PROMPT -
Leave the pictures out and quote every line from the start of the listing to the line with "const jackknifePlusY = [0.0, 0.01, 0.01, 0.1, 0.1, 1.0];", inclusive.

[BEGIN DATA SHOWN]

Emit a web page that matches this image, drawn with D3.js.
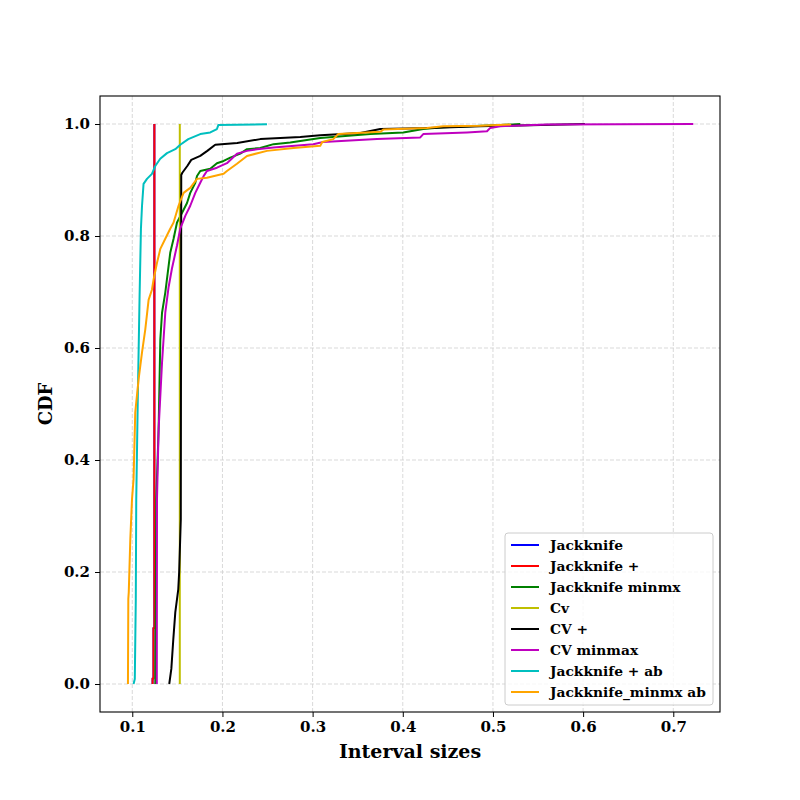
<!DOCTYPE html>
<html>
<head>
<meta charset="utf-8">
<script src="https://cdn.jsdelivr.net/npm/d3@7"></script>
<style>
  body { margin: 0; background: #fff; }
  text { font-family: "DejaVu Serif", serif; font-weight: bold; }
</style>
</head>
<body>
<div id="chart"></div>
<script>
// Series names and colours (legend order = draw order)
const seriesNames = ["Jackknife", "Jackknife +", "Jackknife minmx", "Cv", "CV +",
                     "CV minmax", "Jackknife + ab", "Jackknife_minmx ab"];
const seriesColors = ["#0000ff", "#ff0000", "#008000", "#bfbf00", "#000000",
                      "#bf00bf", "#00bfbf", "#ffa500"];

// CDF traces: interval size (x) and cumulative fraction (y)
const jackknifeX = [0.1225, 0.1225, 0.1235, 0.1235, 0.1245, 0.1245];
const jackknifeY = [0.0, 0.01, 0.01, 0.1, 0.1, 1.0];

const jackknifePlusX = [0.1225, 0.1225, 0.1235, 0.1235, 0.1245, 0.1245];
const jackknifePlusY = [0.0, 0.01, 0.01, 0.1, 0.1, 1.0];

const jackknifeMinmxX = [0.1255, 0.1261, 0.1266, 0.1292, 0.1311, 0.133, 0.1366, 0.1421, 0.1458, 0.1496,
  0.1551, 0.1607, 0.1643, 0.1699, 0.1718, 0.1754, 0.1865, 0.1939, 0.2013, 0.2087, 0.2198, 0.2272,
  0.2419, 0.2567, 0.2752, 0.3085, 0.364, 0.4005, 0.4227, 0.4449, 0.5081, 0.5303];
const jackknifeMinmxY = [0.0, 0.152, 0.33, 0.455, 0.615, 0.663, 0.699, 0.77, 0.795, 0.824,
  0.841, 0.859, 0.877, 0.895, 0.907, 0.916, 0.92, 0.93, 0.934, 0.94, 0.947, 0.955,
  0.957, 0.964, 0.967, 0.975, 0.982, 0.985, 0.991, 0.994, 0.998, 1.0];

const cvX = [0.1527, 0.1527];
const cvY = [0.0, 1.0];

const cvPlusX = [0.141, 0.1433, 0.1455, 0.1477, 0.151, 0.152, 0.1538, 0.1543, 0.1555, 0.161, 0.1654,
  0.1754, 0.1832, 0.192, 0.2164, 0.242, 0.2863, 0.3085, 0.353, 0.375, 0.43, 0.486, 0.602];
const cvPlusY = [0.0, 0.027, 0.08, 0.128, 0.169, 0.2, 0.294, 0.909, 0.913, 0.925, 0.936,
  0.943, 0.952, 0.963, 0.966, 0.973, 0.977, 0.98, 0.984, 0.991, 0.993, 0.996, 1.0];

const cvMinmaxX = [0.1272, 0.1274, 0.1292, 0.133, 0.1366, 0.1403, 0.144, 0.1496, 0.1532, 0.1588, 0.1643,
  0.1699, 0.1754, 0.1791, 0.1828, 0.1939, 0.205, 0.2161, 0.2272, 0.2383, 0.2567, 0.3007, 0.3118,
  0.3714, 0.4194, 0.4227, 0.4712, 0.4934, 0.497, 0.5081, 0.5225, 0.5599, 0.7222];
const cvMinmaxY = [0.0, 0.33, 0.455, 0.574, 0.663, 0.709, 0.742, 0.783, 0.813, 0.836, 0.854,
  0.877, 0.895, 0.907, 0.916, 0.922, 0.93, 0.947, 0.952, 0.955, 0.958, 0.964, 0.968,
  0.973, 0.976, 0.982, 0.985, 0.987, 0.993, 0.996, 0.997, 0.999, 1.0];

const jackknifePlusAbX = [0.1014, 0.1028, 0.1039, 0.1044, 0.1061, 0.1081, 0.1096, 0.1108, 0.1125, 0.1163,
  0.1218, 0.1255, 0.131, 0.1385, 0.1477, 0.1532, 0.1621, 0.1754, 0.1865, 0.1939, 0.1954, 0.2494];
const jackknifePlusAbY = [0.0, 0.009, 0.152, 0.33, 0.508, 0.693, 0.813, 0.854, 0.893, 0.902,
  0.911, 0.925, 0.938, 0.948, 0.955, 0.963, 0.973, 0.982, 0.985, 0.991, 0.998, 0.9995];

const jackknifeMinmxAbX = [0.0952, 0.0956, 0.0961, 0.0978, 0.0997, 0.1014, 0.1033, 0.107, 0.1108, 0.1144,
  0.1181, 0.1218, 0.1236, 0.1274, 0.1311, 0.1366, 0.1421, 0.1458, 0.1513, 0.1569, 0.1643, 0.1718,
  0.1828, 0.2013, 0.205, 0.2161, 0.2272, 0.2494, 0.2789, 0.3085, 0.3107, 0.3229, 0.3285, 0.375,
  0.3784, 0.4268, 0.4449, 0.4859, 0.5192, 0.5192];
const jackknifeMinmxAbY = [0.0, 0.152, 0.164, 0.258, 0.33, 0.365, 0.485, 0.544, 0.592, 0.633,
  0.686, 0.704, 0.722, 0.752, 0.777, 0.795, 0.813, 0.824, 0.854, 0.877, 0.886, 0.902,
  0.904, 0.911, 0.916, 0.929, 0.943, 0.952, 0.957, 0.961, 0.968, 0.973, 0.982, 0.986,
  0.99, 0.993, 0.996, 0.997, 0.999, 1.0];

const seriesX = [jackknifeX, jackknifePlusX, jackknifeMinmxX, cvX, cvPlusX, cvMinmaxX, jackknifePlusAbX, jackknifeMinmxAbX];
const seriesY = [jackknifeY, jackknifePlusY, jackknifeMinmxY, cvY, cvPlusY, cvMinmaxY, jackknifePlusAbY, jackknifeMinmxAbY];

const xTicks = [0.1, 0.2, 0.3, 0.4, 0.5, 0.6, 0.7];
const yTicks = [0.0, 0.2, 0.4, 0.6, 0.8, 1.0];

// Layout (matplotlib-like axes box)
const margin = { top: 96, right: 80, bottom: 88, left: 100 };
const width = 800 - margin.left - margin.right;
const height = 800 - margin.top - margin.bottom;

const svg = d3.select("#chart")
    .append("svg")
    .attr("width", 800)
    .attr("height", 800);

const g = svg.append("g")
    .attr("transform", `translate(${margin.left},${margin.top})`);

const x = d3.scaleLinear().domain([0.0642, 0.7518]).range([0, width]);
const y = d3.scaleLinear().domain([-0.05, 1.05]).range([height, 0]);

// Grid
g.append("g").selectAll("line")
    .data(xTicks)
    .join("line")
    .attr("x1", d => x(d)).attr("x2", d => x(d))
    .attr("y1", 0).attr("y2", height)
    .attr("stroke", "#cfcfcf").attr("stroke-width", 0.8)
    .attr("stroke-dasharray", "4,2");

g.append("g").selectAll("line")
    .data(yTicks)
    .join("line")
    .attr("y1", d => y(d)).attr("y2", d => y(d))
    .attr("x1", 0).attr("x2", width)
    .attr("stroke", "#cfcfcf").attr("stroke-width", 0.8)
    .attr("stroke-dasharray", "4,2");

// Lines
const line = d3.line()
    .x(d => x(d[0]))
    .y(d => y(d[1]));

svg.append("defs").append("clipPath").attr("id", "clip")
    .append("rect").attr("width", width).attr("height", height);

g.append("g")
    .attr("clip-path", "url(#clip)")
    .selectAll("path")
    .data(seriesNames.map((name, i) => d3.zip(seriesX[i], seriesY[i])))
    .join("path")
    .attr("d", line)
    .attr("fill", "none")
    .attr("stroke", (d, i) => seriesColors[i])
    .attr("stroke-width", 2)
    .attr("stroke-linejoin", "round");

// Axes
const xAxis = g.append("g")
    .attr("transform", `translate(0,${height})`)
    .call(d3.axisBottom(x).tickValues(xTicks).tickFormat(d3.format(".1f")).tickSizeOuter(0).tickSize(5).tickPadding(4));

const yAxis = g.append("g")
    .call(d3.axisLeft(y).tickValues(yTicks).tickFormat(d3.format(".1f")).tickSizeOuter(0).tickSize(5).tickPadding(5));

[xAxis, yAxis].forEach(a => {
    a.select(".domain").remove();
    a.selectAll("text").style("font-size", "15px").attr("fill", "#000");
    a.selectAll("line").attr("stroke", "#000").attr("stroke-width", 1);
});

// Frame
g.append("rect")
    .attr("width", width)
    .attr("height", height)
    .attr("fill", "none")
    .attr("stroke", "#000")
    .attr("stroke-width", 1.1);

// Axis labels
svg.append("text")
    .attr("x", margin.left + width / 2)
    .attr("y", 758)
    .attr("text-anchor", "middle")
    .style("font-size", "19px")
    .text("Interval sizes");

svg.append("text")
    .attr("transform", `translate(52,${margin.top + height / 2}) rotate(-90)`)
    .attr("text-anchor", "middle")
    .style("font-size", "18px")
    .text("CDF");

// Legend
const legend = svg.append("g").attr("transform", "translate(505,533)");

legend.append("rect")
    .attr("width", 208)
    .attr("height", 172)
    .attr("rx", 3)
    .attr("fill", "#fff")
    .attr("fill-opacity", 0.8)
    .attr("stroke", "#cccccc");

const items = legend.selectAll("g.item")
    .data(seriesNames)
    .join("g")
    .attr("class", "item")
    .attr("transform", (d, i) => `translate(0,${12 + i * 21})`);

items.append("line")
    .attr("x1", 6).attr("x2", 34)
    .attr("stroke", (d, i) => seriesColors[i])
    .attr("stroke-width", 2);

items.append("text")
    .attr("x", 45)
    .attr("dy", "0.35em")
    .style("font-size", "13.8px")
    .text(d => d);
</script>
</body>
</html>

[END DATA SHOWN]

WORKED SOLUTION -
Emit a web page that matches this image, drawn with D3.js.
<!DOCTYPE html>
<html>
<head>
<meta charset="utf-8">
<script src="https://cdn.jsdelivr.net/npm/d3@7"></script>
<style>
  body { margin: 0; background: #fff; }
  text { font-family: "DejaVu Serif", serif; font-weight: bold; }
</style>
</head>
<body>
<div id="chart"></div>
<script>
// Series names and colours (legend order = draw order)
const seriesNames = ["Jackknife", "Jackknife +", "Jackknife minmx", "Cv", "CV +",
                     "CV minmax", "Jackknife + ab", "Jackknife_minmx ab"];
const seriesColors = ["#0000ff", "#ff0000", "#008000", "#bfbf00", "#000000",
                      "#bf00bf", "#00bfbf", "#ffa500"];

// CDF traces: interval size (x) and cumulative fraction (y)
const jackknifeX = [0.1225, 0.1225, 0.1235, 0.1235, 0.1245, 0.1245];
const jackknifeY = [0.0, 0.01, 0.01, 0.1, 0.1, 1.0];

const jackknifePlusX = [0.1225, 0.1225, 0.1235, 0.1235, 0.1245, 0.1245];
const jackknifePlusY = [0.0, 0.01, 0.01, 0.1, 0.1, 1.0];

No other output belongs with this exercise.